The Franklin Learning Center helps adults with language skills and helps immigrants prepare for citizenship exams.
Sahra Ahmed of Minneapolis has been an adult student learner at the Franklin Learning Center on and off since the birth of her first child 10 years ago. Ahmed now has three other children, ages 7, 5 and 21/2 , but she still makes time to visit the center as often as she can each week, sometimes for up to three hours at a time, to work with a volunteer tutor.
"Mostly, my goal is to get better with my writing," said Ahmed, who came to the United States from Somalia 10 years ago, received a GED this year and plans to study child development. She often sits with her kids at night to do her homework while they do theirs, and wants to better master her reading and writing skills so she can help them learn, too.
The Learning Center, in the lower level of the Franklin Library in Minneapolis, was launched in 1988. At that time, most of its students were U.S.-born, and primarily working on basic literacy skills or studying for a GED. Although the one-on-one format remains the same, the learning population at the center has changed dramatically, said senior librarian and coordinator Nancy Thornbury.
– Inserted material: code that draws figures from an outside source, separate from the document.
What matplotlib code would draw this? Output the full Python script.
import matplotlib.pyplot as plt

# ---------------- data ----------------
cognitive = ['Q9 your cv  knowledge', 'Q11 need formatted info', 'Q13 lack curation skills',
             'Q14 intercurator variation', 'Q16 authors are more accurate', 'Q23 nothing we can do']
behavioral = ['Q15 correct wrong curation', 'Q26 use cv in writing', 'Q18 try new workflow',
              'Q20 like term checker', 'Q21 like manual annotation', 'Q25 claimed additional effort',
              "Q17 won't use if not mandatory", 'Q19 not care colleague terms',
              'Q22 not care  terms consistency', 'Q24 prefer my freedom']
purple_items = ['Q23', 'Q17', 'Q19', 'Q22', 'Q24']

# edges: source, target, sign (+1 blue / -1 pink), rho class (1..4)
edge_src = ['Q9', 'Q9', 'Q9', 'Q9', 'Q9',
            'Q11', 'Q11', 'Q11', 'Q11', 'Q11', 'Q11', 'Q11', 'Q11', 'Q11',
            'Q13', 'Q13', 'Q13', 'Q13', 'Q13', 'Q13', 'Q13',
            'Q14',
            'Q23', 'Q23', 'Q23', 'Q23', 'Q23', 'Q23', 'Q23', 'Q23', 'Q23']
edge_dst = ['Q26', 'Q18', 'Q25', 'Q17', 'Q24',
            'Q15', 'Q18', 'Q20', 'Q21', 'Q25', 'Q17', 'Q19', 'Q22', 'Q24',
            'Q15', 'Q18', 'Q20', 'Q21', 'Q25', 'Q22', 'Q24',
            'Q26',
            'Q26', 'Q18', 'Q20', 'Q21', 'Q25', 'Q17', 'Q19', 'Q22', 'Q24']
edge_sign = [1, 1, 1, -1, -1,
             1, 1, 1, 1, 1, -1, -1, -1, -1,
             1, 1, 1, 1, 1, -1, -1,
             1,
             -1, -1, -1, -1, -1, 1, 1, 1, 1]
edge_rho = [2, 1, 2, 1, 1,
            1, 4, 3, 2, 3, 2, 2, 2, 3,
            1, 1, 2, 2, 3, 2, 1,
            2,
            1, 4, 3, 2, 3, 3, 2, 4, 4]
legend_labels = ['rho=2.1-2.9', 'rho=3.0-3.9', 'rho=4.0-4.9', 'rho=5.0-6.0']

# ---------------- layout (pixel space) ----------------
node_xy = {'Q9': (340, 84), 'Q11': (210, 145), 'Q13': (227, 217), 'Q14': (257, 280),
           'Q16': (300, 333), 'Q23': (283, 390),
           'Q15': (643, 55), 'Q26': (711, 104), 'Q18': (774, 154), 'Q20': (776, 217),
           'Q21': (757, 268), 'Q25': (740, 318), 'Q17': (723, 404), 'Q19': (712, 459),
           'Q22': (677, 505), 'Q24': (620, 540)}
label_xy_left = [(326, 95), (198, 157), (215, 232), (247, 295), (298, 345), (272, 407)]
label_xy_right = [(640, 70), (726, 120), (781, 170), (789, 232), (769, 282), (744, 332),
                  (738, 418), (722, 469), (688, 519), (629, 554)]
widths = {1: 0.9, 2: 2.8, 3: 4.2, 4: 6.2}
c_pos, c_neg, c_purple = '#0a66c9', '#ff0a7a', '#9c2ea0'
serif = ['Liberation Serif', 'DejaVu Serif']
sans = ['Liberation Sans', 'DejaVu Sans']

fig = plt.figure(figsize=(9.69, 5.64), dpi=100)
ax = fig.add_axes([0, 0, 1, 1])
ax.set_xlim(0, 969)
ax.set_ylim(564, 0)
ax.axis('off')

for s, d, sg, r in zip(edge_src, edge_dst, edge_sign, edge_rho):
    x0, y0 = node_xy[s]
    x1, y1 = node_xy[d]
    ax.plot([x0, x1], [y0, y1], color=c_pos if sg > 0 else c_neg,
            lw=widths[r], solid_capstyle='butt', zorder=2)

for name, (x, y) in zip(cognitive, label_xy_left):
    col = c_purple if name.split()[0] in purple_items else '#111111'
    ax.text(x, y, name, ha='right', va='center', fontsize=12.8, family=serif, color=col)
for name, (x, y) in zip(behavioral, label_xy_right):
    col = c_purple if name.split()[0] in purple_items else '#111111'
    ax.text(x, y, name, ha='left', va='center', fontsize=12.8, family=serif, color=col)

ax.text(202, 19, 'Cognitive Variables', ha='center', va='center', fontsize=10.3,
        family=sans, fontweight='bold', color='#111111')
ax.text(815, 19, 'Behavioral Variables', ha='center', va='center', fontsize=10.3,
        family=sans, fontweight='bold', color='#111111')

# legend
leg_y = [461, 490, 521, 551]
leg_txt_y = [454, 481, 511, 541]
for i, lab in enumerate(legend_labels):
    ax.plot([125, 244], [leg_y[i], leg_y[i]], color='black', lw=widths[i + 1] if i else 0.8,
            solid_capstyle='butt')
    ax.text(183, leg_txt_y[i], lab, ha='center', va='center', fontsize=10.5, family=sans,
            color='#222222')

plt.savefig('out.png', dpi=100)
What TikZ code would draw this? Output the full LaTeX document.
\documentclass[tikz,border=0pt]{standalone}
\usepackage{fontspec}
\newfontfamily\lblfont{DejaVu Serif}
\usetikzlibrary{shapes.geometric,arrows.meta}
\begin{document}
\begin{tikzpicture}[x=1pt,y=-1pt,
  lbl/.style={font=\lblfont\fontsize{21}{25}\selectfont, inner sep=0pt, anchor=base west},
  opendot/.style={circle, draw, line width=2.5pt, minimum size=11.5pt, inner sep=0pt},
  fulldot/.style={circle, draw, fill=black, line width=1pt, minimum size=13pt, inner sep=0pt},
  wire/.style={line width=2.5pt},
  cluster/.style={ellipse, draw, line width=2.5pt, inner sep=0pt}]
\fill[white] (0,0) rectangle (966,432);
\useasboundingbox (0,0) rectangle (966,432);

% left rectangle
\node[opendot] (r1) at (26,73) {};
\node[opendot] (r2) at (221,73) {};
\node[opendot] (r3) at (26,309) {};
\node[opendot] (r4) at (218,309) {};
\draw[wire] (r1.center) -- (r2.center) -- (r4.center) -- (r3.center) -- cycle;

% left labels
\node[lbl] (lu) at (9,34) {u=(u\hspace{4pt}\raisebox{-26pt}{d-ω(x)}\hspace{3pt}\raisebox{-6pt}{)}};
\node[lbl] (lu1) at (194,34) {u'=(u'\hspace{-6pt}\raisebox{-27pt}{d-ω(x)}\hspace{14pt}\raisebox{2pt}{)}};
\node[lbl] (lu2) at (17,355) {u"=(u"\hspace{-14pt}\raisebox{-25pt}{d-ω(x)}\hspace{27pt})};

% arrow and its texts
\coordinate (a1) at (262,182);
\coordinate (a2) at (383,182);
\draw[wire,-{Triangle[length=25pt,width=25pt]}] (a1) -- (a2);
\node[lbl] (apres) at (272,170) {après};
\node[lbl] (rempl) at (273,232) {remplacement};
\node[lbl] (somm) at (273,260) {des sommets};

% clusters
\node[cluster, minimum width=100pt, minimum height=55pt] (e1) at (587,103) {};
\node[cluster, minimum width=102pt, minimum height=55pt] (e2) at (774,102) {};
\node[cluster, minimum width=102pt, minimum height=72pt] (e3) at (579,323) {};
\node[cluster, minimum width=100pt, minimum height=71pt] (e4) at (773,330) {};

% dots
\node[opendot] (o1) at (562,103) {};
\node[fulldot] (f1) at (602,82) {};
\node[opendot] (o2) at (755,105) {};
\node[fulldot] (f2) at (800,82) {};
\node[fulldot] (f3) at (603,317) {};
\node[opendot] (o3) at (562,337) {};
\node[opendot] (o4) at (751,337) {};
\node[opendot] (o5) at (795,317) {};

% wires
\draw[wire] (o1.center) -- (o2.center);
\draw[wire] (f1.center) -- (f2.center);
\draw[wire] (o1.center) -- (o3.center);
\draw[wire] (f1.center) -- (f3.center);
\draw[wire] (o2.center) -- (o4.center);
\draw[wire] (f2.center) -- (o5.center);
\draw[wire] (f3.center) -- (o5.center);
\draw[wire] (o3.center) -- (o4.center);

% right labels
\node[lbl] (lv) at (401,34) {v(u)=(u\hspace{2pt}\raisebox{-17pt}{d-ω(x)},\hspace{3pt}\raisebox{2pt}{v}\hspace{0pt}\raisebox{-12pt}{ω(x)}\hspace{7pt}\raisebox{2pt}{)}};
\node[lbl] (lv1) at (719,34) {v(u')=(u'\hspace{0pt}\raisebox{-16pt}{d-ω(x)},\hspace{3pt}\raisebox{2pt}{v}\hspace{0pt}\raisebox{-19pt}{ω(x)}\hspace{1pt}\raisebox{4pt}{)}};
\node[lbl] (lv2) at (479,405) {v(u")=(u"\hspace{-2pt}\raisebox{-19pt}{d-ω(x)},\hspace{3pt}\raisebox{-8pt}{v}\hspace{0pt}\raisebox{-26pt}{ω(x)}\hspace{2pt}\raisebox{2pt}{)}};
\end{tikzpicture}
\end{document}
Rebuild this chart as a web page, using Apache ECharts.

"Approximately 80 percent of our adult learners are from Somalia," she said. Students today represent 20 countries and range in age from 18 to 70. "When we started, we also used to have more men come here for tutoring, but now 70 percent of our students are women."
Students work with volunteer tutors on a first-come, first-served basis -- on a typical day, there can be anywhere from 35 to 50 students. Many volunteers are college students, and there is also a large percentage of retirees. Each student- tutor team spends time going through worksheets and texts focused on spelling, phonics and writing, as well as math.
Beginning students will often have literacy skills comparable to those of a first- or second-grader, noted Thornbury.
"Many speak English fairly well, but the phonics and the writing can be a stumbling block," she said.
A next step
After Jill Seinola of Edina retired last year, she knew she wanted to find a meaningful volunteer opportunity. After her first session at the Learning Center several months ago, she told her husband, "This is exactly what I wanted to do."
During a recent Wednesday morning session, Seinola worked with 23-year-old Abdishakur Moalim, who arrived in the Twin Cities three months ago from Somalia and just started coming to the center. He's working to earn his GED.
"Math is easy for me. Reading is between hard and easy," said Moalim, who spends time at the center every day.
Working with students is "a very evolutionary process," said Seinola, who keeps an English-Somali dictionary handy in case she and a student have a communication quandary. She occasionally relies on pictures to help students better decipher some of the reading material.
Citizenship and beyond
The Learning Center also helps prepare adult student learners for U.S. citizenship tests, which have been especially popular in the months leading up to the November election. Ahmed Ahmed (no relation to Sahra Ahmed) first came to the center as a student in 2006 and became a staff member the following year. He frequently works with student learners preparing for the oral and written citizenship exam and in June, he became one of the 185 individuals from the center who have passed the test so far this year.
"When I first came here, I knew a little bit of English," said Ahmed Ahmed, who received a liberal arts degree in 2011 from Minneapolis Community and Technical College. "I came here every day and would get together with other students to study."
Asked about the wide range of ages of student learners -- several are in their 50s and 60s -- Ahmed said he believes that for many, there is "a good competition" that brings them to Franklin so they can hone their English skills.
"They don't want to be left behind when their friends are learning to read, or taking their driving test, or the citizenship test," he said. "Without learning how to read English, they can't do any of those things."
Julie Pfitzinger is a West St. Paul freelance writer.